Christopher Boone – here played delightfully by Joshua Jenkins – discovers Wellington, his neighbour’s dog, dead with a garden fork stuck in his body. He sets out to find out who killed Wellington; but since Christopher is on the autistic spectrum, conducting his investigation and talking to strangers proves difficult. Yet, he handles it with aplomb – and uncovers some startling secrets on the way.
Stephens has said that he wanted to recreate the feeling of being in Christopher’s mind, and the show certainly succeeds. That’s partly due to Jenkins’ wonderful performance; but Bunny Christie and Finn Ross’ set and video design almost steals the limelight. The stage is boxed in by tall grid-patterned walls that illuminate spectacularly. In part, it resembles graph paper brought to life; but it also looks like synapses in the nervous system. Both are appropriate, given Christopher’s love of maths and his struggle to deal with his disorder.
The multi-part playing ensemble cast are uniformly great; Stuart Laing is particularly impressive as Christopher’s father.
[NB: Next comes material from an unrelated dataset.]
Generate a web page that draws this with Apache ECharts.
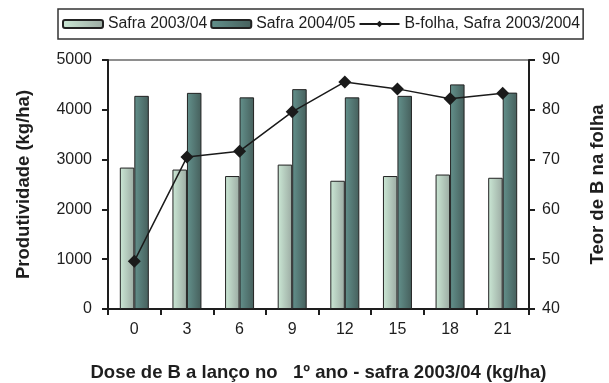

There’s a blissful fluidity to their movements too, and Jenkins’ movements are especially poetic.
A couple of moments don’t quite hit the mark; the self-conscious framing of the performance as a play based on Christopher’s writings, for example, feels jarring. But overall The Curious Incident of the Dog in the Night-time is a wonderful show, with a positive energy that will charm theatre-goers young and old.
Reviewed at Festival Theatre, Edinburgh, Tue 28 Apr.